**Directions**
Write out each line that follows exactly as it stands, without the pictures.

**Data section**
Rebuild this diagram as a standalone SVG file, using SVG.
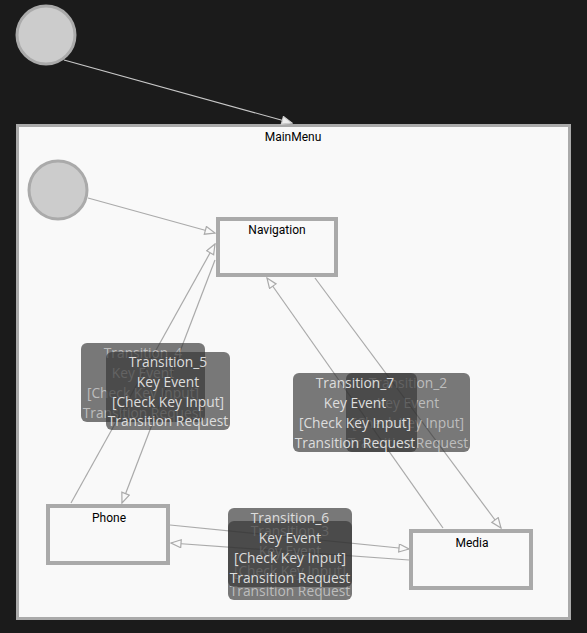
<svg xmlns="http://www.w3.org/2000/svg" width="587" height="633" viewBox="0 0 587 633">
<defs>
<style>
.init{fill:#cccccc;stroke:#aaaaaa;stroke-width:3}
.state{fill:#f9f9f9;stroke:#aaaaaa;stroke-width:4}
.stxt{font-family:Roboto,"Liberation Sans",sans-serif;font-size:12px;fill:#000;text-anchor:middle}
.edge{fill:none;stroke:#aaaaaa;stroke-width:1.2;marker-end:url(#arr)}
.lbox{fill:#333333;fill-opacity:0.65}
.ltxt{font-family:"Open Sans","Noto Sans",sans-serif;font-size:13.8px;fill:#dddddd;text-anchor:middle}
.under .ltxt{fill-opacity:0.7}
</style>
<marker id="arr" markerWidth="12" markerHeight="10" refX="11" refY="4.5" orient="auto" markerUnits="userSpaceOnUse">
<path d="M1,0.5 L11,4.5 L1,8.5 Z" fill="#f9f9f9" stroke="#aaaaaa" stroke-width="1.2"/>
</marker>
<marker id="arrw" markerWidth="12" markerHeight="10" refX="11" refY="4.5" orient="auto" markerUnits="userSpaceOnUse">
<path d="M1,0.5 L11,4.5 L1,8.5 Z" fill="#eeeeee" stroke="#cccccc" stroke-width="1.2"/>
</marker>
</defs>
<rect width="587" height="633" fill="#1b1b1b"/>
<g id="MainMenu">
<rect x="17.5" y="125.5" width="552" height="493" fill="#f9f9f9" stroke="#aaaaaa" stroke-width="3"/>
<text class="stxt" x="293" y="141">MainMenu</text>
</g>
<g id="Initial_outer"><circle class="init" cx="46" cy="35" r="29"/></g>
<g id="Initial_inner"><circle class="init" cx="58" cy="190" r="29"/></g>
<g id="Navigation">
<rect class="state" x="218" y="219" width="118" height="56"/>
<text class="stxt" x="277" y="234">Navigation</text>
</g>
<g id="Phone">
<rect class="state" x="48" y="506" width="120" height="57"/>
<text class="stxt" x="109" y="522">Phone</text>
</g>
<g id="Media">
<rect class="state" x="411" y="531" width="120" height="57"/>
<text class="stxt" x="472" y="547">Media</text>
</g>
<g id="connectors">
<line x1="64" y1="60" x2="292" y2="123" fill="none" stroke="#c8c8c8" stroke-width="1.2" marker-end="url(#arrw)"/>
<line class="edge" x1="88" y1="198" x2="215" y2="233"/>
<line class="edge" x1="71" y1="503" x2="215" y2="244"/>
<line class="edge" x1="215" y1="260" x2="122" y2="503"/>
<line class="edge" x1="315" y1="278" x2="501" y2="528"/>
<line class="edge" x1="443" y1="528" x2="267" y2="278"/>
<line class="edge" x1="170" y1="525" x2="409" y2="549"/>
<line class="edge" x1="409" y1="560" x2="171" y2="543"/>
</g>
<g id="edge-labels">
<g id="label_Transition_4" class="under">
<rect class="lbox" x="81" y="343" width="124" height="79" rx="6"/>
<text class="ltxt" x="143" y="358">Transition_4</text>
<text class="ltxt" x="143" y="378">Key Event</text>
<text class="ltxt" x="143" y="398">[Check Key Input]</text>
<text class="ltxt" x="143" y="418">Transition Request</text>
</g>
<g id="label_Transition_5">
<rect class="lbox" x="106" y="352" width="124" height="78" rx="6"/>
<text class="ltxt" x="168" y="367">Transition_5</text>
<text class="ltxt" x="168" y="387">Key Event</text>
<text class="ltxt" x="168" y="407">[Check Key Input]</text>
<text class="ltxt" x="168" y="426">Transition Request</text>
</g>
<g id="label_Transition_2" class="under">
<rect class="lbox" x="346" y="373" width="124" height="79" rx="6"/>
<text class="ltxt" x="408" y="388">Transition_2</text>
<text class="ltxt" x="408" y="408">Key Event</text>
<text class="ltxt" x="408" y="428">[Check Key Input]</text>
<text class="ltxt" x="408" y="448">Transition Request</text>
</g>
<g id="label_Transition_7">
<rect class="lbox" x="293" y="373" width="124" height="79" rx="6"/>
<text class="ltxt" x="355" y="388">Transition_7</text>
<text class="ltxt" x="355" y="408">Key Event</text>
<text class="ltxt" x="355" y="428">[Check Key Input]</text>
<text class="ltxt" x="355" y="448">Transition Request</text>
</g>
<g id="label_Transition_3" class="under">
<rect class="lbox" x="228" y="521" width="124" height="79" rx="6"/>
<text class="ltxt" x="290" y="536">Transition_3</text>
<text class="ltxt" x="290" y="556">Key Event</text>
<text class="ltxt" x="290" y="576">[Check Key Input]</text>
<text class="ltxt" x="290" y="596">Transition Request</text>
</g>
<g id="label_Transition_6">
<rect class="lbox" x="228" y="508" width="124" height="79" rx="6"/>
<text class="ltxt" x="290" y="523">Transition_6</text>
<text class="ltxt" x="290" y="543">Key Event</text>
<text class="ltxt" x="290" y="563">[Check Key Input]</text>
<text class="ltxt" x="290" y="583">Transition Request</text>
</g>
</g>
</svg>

**Complete response**
Rebuild this diagram as a standalone SVG file, using SVG.
<svg xmlns="http://www.w3.org/2000/svg" width="587" height="633" viewBox="0 0 587 633">
<defs>
<style>
.init{fill:#cccccc;stroke:#aaaaaa;stroke-width:3}
.state{fill:#f9f9f9;stroke:#aaaaaa;stroke-width:4}
.stxt{font-family:Roboto,"Liberation Sans",sans-serif;font-size:12px;fill:#000;text-anchor:middle}
.edge{fill:none;stroke:#aaaaaa;stroke-width:1.2;marker-end:url(#arr)}
.lbox{fill:#333333;fill-opacity:0.65}
.ltxt{font-family:"Open Sans","Noto Sans",sans-serif;font-size:13.8px;fill:#dddddd;text-anchor:middle}
.under .ltxt{fill-opacity:0.7}
</style>
<marker id="arr" markerWidth="12" markerHeight="10" refX="11" refY="4.5" orient="auto" markerUnits="userSpaceOnUse">
<path d="M1,0.5 L11,4.5 L1,8.5 Z" fill="#f9f9f9" stroke="#aaaaaa" stroke-width="1.2"/>
</marker>
<marker id="arrw" markerWidth="12" markerHeight="10" refX="11" refY="4.5" orient="auto" markerUnits="userSpaceOnUse">
<path d="M1,0.5 L11,4.5 L1,8.5 Z" fill="#eeeeee" stroke="#cccccc" stroke-width="1.2"/>
</marker>
</defs>
<rect width="587" height="633" fill="#1b1b1b"/>
<g id="MainMenu">
<rect x="17.5" y="125.5" width="552" height="493" fill="#f9f9f9" stroke="#aaaaaa" stroke-width="3"/>
<text class="stxt" x="293" y="141">MainMenu</text>
</g>
<g id="Initial_outer"><circle class="init" cx="46" cy="35" r="29"/></g>
<g id="Initial_inner"><circle class="init" cx="58" cy="190" r="29"/></g>
<g id="Navigation">
<rect class="state" x="218" y="219" width="118" height="56"/>
<text class="stxt" x="277" y="234">Navigation</text>
</g>
<g id="Phone">
<rect class="state" x="48" y="506" width="120" height="57"/>
<text class="stxt" x="109" y="522">Phone</text>
</g>
<g id="Media">
<rect class="state" x="411" y="531" width="120" height="57"/>
<text class="stxt" x="472" y="547">Media</text>
</g>
<g id="connectors">
<line x1="64" y1="60" x2="292" y2="123" fill="none" stroke="#c8c8c8" stroke-width="1.2" marker-end="url(#arrw)"/>
<line class="edge" x1="88" y1="198" x2="215" y2="233"/>
<line class="edge" x1="71" y1="503" x2="215" y2="244"/>
<line class="edge" x1="215" y1="260" x2="122" y2="503"/>
<line class="edge" x1="315" y1="278" x2="501" y2="528"/>
<line class="edge" x1="443" y1="528" x2="267" y2="278"/>
<line class="edge" x1="170" y1="525" x2="409" y2="549"/>
<line class="edge" x1="409" y1="560" x2="171" y2="543"/>
</g>
<g id="edge-labels">
<g id="label_Transition_4" class="under">
<rect class="lbox" x="81" y="343" width="124" height="79" rx="6"/>
<text class="ltxt" x="143" y="358">Transition_4</text>
<text class="ltxt" x="143" y="378">Key Event</text>
<text class="ltxt" x="143" y="398">[Check Key Input]</text>
<text class="ltxt" x="143" y="418">Transition Request</text>
</g>
<g id="label_Transition_5">
<rect class="lbox" x="106" y="352" width="124" height="78" rx="6"/>
<text class="ltxt" x="168" y="367">Transition_5</text>
<text class="ltxt" x="168" y="387">Key Event</text>
<text class="ltxt" x="168" y="407">[Check Key Input]</text>
<text class="ltxt" x="168" y="426">Transition Request</text>
</g>
<g id="label_Transition_2" class="under">
<rect class="lbox" x="346" y="373" width="124" height="79" rx="6"/>
<text class="ltxt" x="408" y="388">Transition_2</text>
<text class="ltxt" x="408" y="408">Key Event</text>
<text class="ltxt" x="408" y="428">[Check Key Input]</text>
<text class="ltxt" x="408" y="448">Transition Request</text>
</g>
<g id="label_Transition_7">
<rect class="lbox" x="293" y="373" width="124" height="79" rx="6"/>
<text class="ltxt" x="355" y="388">Transition_7</text>
<text class="ltxt" x="355" y="408">Key Event</text>
<text class="ltxt" x="355" y="428">[Check Key Input]</text>
<text class="ltxt" x="355" y="448">Transition Request</text>
</g>
<g id="label_Transition_3" class="under">
<rect class="lbox" x="228" y="521" width="124" height="79" rx="6"/>
<text class="ltxt" x="290" y="536">Transition_3</text>
<text class="ltxt" x="290" y="556">Key Event</text>
<text class="ltxt" x="290" y="576">[Check Key Input]</text>
<text class="ltxt" x="290" y="596">Transition Request</text>
</g>
<g id="label_Transition_6">
<rect class="lbox" x="228" y="508" width="124" height="79" rx="6"/>
<text class="ltxt" x="290" y="523">Transition_6</text>
<text class="ltxt" x="290" y="543">Key Event</text>
<text class="ltxt" x="290" y="563">[Check Key Input]</text>
<text class="ltxt" x="290" y="583">Transition Request</text>
</g>
</g>
</svg>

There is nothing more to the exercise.